--- begin PROVIDED RECORDS ---

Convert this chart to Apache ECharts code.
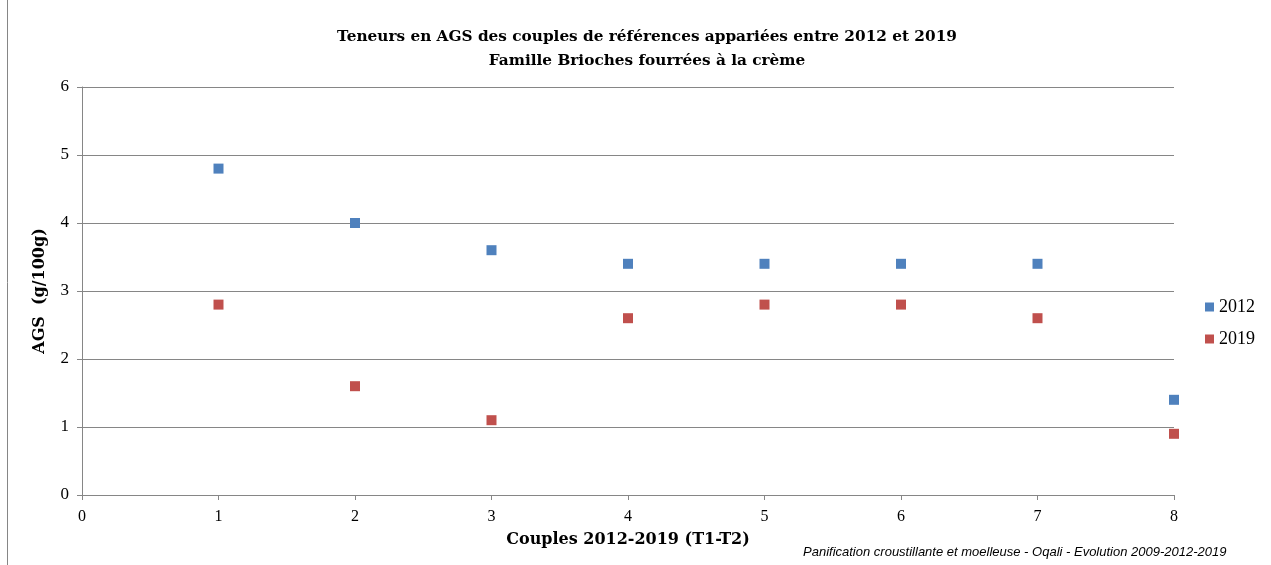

--- end PROVIDED RECORDS ---
--- begin PROVIDED RECORDS ---

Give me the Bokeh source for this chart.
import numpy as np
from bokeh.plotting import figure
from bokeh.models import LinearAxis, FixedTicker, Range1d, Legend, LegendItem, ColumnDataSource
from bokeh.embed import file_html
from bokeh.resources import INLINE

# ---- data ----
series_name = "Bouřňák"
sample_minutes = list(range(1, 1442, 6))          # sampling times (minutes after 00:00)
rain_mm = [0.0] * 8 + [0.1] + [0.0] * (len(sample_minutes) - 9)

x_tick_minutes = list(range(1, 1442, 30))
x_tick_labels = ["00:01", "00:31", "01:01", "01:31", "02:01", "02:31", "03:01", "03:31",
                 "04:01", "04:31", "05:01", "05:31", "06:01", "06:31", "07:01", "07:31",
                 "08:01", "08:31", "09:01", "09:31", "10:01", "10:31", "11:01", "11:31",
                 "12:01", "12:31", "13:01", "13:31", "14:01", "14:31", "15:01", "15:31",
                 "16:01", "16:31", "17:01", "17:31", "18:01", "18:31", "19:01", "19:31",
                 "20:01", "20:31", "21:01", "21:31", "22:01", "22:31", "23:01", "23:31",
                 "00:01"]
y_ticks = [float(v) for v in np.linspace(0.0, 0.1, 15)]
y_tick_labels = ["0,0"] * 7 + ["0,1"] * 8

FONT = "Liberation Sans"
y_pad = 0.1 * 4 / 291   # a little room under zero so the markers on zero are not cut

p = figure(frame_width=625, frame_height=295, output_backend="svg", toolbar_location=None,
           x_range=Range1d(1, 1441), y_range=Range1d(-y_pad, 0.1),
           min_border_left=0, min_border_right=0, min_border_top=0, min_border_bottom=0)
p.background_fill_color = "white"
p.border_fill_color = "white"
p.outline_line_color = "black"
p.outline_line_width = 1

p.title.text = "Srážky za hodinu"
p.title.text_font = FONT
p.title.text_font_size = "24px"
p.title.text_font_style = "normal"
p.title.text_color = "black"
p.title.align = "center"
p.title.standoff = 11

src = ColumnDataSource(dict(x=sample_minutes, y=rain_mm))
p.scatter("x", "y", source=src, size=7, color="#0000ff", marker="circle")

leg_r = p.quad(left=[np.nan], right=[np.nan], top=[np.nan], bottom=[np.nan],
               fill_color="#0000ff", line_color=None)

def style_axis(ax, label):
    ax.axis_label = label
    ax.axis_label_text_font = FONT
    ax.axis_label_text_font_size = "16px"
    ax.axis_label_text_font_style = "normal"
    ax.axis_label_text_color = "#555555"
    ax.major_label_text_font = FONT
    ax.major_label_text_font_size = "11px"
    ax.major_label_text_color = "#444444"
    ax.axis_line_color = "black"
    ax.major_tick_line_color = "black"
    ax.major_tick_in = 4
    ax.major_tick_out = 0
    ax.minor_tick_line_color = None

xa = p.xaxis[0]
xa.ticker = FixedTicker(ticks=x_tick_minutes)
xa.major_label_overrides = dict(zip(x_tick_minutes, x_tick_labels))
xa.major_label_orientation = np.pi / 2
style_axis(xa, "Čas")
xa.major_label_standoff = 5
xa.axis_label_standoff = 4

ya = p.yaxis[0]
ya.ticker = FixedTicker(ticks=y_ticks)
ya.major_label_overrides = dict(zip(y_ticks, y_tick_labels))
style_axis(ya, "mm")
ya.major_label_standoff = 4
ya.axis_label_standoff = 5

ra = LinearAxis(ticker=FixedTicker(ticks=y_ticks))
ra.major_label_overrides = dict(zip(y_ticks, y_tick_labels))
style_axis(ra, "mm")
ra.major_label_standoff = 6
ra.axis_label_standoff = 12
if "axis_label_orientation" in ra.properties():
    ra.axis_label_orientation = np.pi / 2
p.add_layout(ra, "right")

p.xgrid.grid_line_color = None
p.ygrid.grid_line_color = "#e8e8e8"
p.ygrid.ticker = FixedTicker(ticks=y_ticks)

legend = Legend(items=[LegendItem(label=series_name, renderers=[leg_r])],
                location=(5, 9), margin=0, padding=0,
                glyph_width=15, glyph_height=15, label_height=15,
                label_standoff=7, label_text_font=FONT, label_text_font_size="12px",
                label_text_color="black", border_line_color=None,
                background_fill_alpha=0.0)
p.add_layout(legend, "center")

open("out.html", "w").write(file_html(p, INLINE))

--- end PROVIDED RECORDS ---

### STATED GOAL
Retype precisely, and only, the span of lines that opens at the line containing "Give me the Bokeh source for this chart." and closes at the line containing "from bokeh.resources import INLINE", both inclusive.

### OUTPUT OF THE EXERCISE
Give me the Bokeh source for this chart.
import numpy as np
from bokeh.plotting import figure
from bokeh.models import LinearAxis, FixedTicker, Range1d, Legend, LegendItem, ColumnDataSource
from bokeh.embed import file_html
from bokeh.resources import INLINE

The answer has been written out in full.